By Sam Levin . . . Annie Nichol was seven years old on 19 March 1994 when she was brought to the White House to talk to Bill Clinton.
With a stuffed dolphin by her side, the girl spoke to the president about her 12-year-old sister, Polly Klaas, who had been abducted five months earlier from the family’s home in Petaluma, California, while Annie was sleeping nearby. . . .
Today, Annie is tormented by the memory. Polly’s kidnapping and subsequent murder fueled a host of “tough on crime” laws and a powerful victims’ rights movement, which pushed America to have the highest reported incarceration rate in the world.
The meeting at the White House, Annie said, was a reminder of how her family’s story was exploited to expand mass incarceration and racial inequality in America. . . .
Polly’s story led to panic. American media covered every twist in the investigation of the “slumber party that became a nightmare.” Commentators argued the “age of innocence had been lost” and that “the 12-year-old’s awful fate drove home the disturbing message that youngsters are not safe even in their own bedrooms.”

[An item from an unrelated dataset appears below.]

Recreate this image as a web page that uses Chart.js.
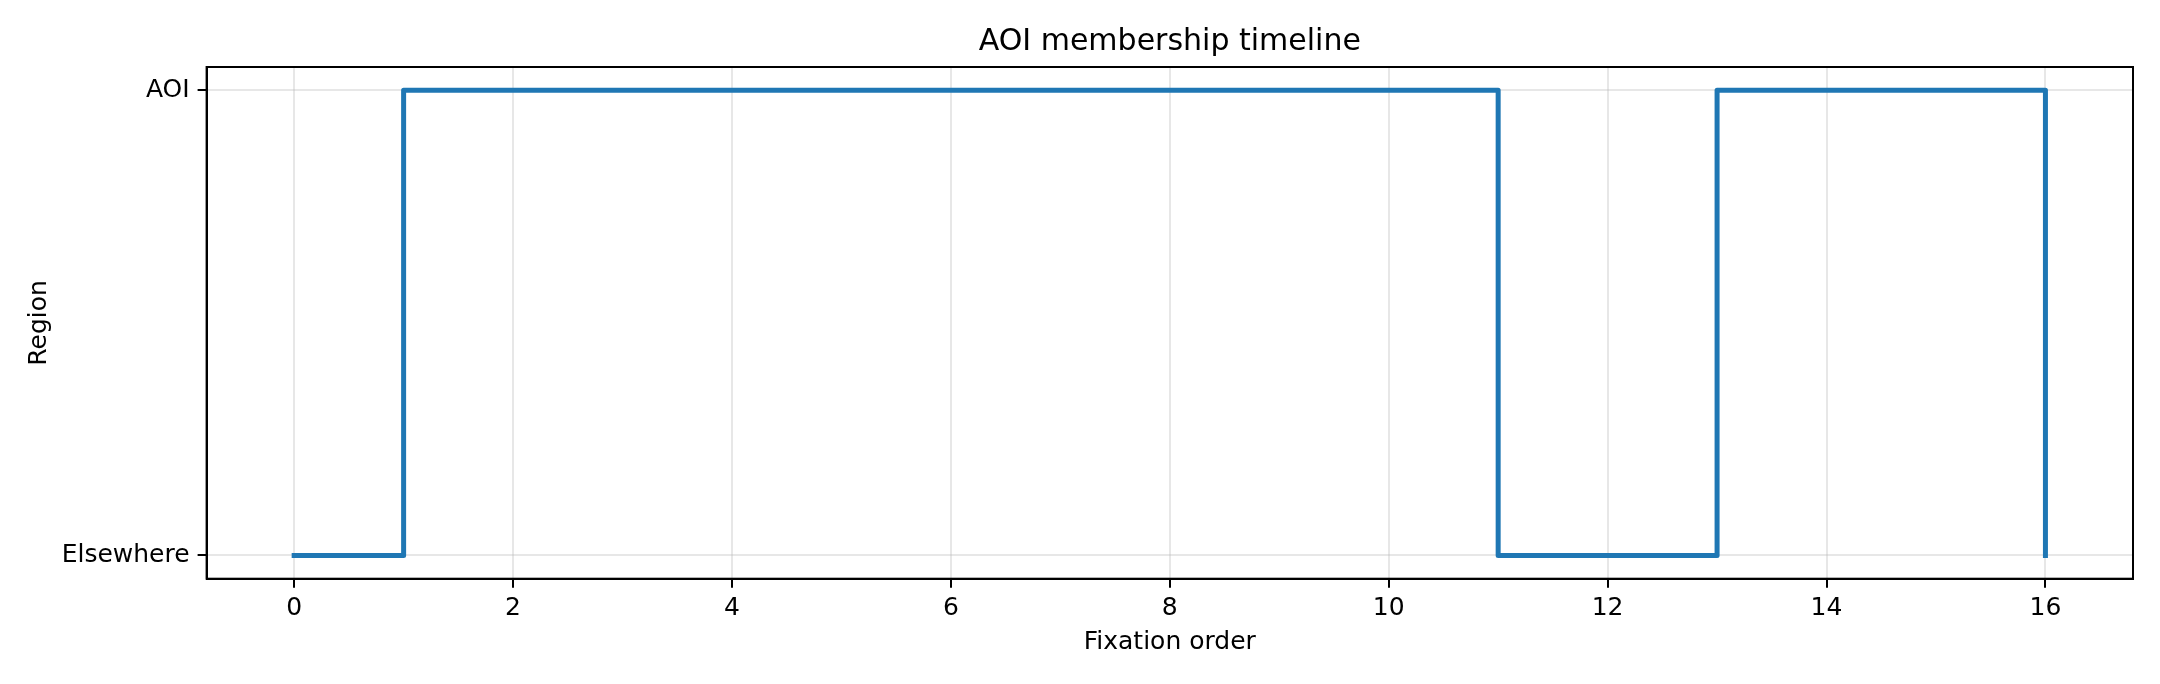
<!DOCTYPE html>
<html>
<head>
<meta charset="utf-8">
<script src="https://cdn.jsdelivr.net/npm/chart.js@4.4.0/dist/chart.umd.min.js"></script>
<style>
  html, body { margin: 0; padding: 0; background: #ffffff; }
  #wrap { width: 2160px; height: 684px; }
</style>
</head>
<body>
<div id="wrap"><canvas id="c" width="2160" height="684"></canvas></div>
<script>
// ---- data ----
const fixationOrder = [0, 1, 2, 3, 4, 5, 6, 7, 8, 9, 10, 11, 12, 13, 14, 15, 16];
const regionValues  = [0, 1, 1, 1, 1, 1, 1, 1, 1, 1, 1, 0, 0, 1, 1, 1, 0];
const regionLabels  = ['Elsewhere', 'AOI'];
const regionTicks   = [0, 1];
const xTickValues   = [0, 2, 4, 6, 8, 10, 12, 14, 16];
const chartTitle    = 'AOI membership timeline';
const xAxisTitle    = 'Fixation order';
const yAxisTitle    = 'Region';

const FONT = "'DejaVu Sans', 'Liberation Sans', sans-serif";

const points = fixationOrder.map((x, i) => ({ x: x, y: regionValues[i] }));

const frame = {
  id: 'frame',
  afterDraw(chart) {
    const { ctx, chartArea: a } = chart;
    ctx.save();
    ctx.strokeStyle = '#000000';
    ctx.lineWidth = 2;
    ctx.strokeRect(a.left, a.top, a.right - a.left, a.bottom - a.top);
    ctx.restore();
  }
};

new Chart(document.getElementById('c'), {
  type: 'line',
  data: {
    datasets: [{
      data: points,
      borderColor: '#1f77b4',
      backgroundColor: '#1f77b4',
      borderWidth: 5,
      stepped: 'before',
      pointRadius: 0,
      pointHoverRadius: 0,
      borderCapStyle: 'square',
      borderJoinStyle: 'round',
      fill: false,
      tension: 0
    }]
  },
  plugins: [frame],
  options: {
    responsive: false,
    animation: false,
    devicePixelRatio: 1,
    layout: { padding: { left: 0, right: 27, top: 0, bottom: 0 } },
    plugins: {
      legend: { display: false },
      tooltip: { enabled: false },
      title: {
        display: true,
        fullSize: false,
        text: chartTitle,
        color: '#000000',
        font: { family: FONT, size: 30, weight: 'normal', lineHeight: 1.2 },
        padding: { top: 24, bottom: 7 }
      }
    },
    scales: {
      x: {
        type: 'linear',
        min: -0.8,
        max: 16.8,
        afterBuildTicks: (s) => { s.ticks = xTickValues.map(v => ({ value: v })); },
        afterFit: (s) => { s.height = 105.3; },
        ticks: {
          color: '#000000',
          font: { family: FONT, size: 25 },
          padding: 6,
          maxRotation: 0,
          callback: (v) => String(v)
        },
        grid: {
          color: 'rgba(176,176,176,0.3)',
          lineWidth: 2,
          drawTicks: true,
          tickLength: 9,
          tickColor: '#000000',
          tickWidth: 2
        },
        border: { display: true, color: '#000000', width: 2 },
        title: {
          display: true,
          text: xAxisTitle,
          color: '#000000',
          font: { family: FONT, size: 25, lineHeight: 1.2 },
          padding: { top: 0, bottom: 26.6 }
        }
      },
      y: {
        type: 'linear',
        min: -0.05,
        max: 1.05,
        afterBuildTicks: (s) => { s.ticks = regionTicks.map(v => ({ value: v })); },
        afterFit: (s) => { s.width = 206.6; },
        ticks: {
          color: '#000000',
          font: { family: FONT, size: 25 },
          padding: 8,
          callback: (v) => regionLabels[v] !== undefined ? regionLabels[v] : ''
        },
        grid: {
          color: 'rgba(176,176,176,0.3)',
          lineWidth: 2,
          drawTicks: true,
          tickLength: 9,
          tickColor: '#000000',
          tickWidth: 2
        },
        border: { display: true, color: '#000000', width: 2 },
        title: {
          display: true,
          text: yAxisTitle,
          color: '#000000',
          font: { family: FONT, size: 25, lineHeight: 1.2 },
          padding: { top: 24.4, bottom: 0 }
        }
      }
    }
  }
});
</script>
</body>
</html>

By 1994, voters in California had approved the Three Strikes and You’re Out law, which, inspired by the extensive criminal record of Polly’s killer, established life sentences for all felonies if the defendant had two prior convictions for serious or violent offenses. . . .
Annie and her older sister Jess are now on a mission to reclaim their family’s legacy and undo the harsh legislation the tragedy that befell them sparked. They say they want a different criminal justice system, one that focuses on preventing violence; accountability, treatment and rehabilitation for people who cause harm; and care and services for survivors.
Their message is urgent, the sisters say, as growing concerns over crime in cities across the US since the pandemic have led to familiar calls for more punitive responses from pundits and some politicians facing midterm elections.
“There’s the trauma of losing Polly and then there’s the trauma of how her death was used to punish other people,” Jess said. “We don’t want our pain to be used to punish anyone else … We’re on the precipice of repeating a really terrible history. And we don’t want people to make the same mistake.”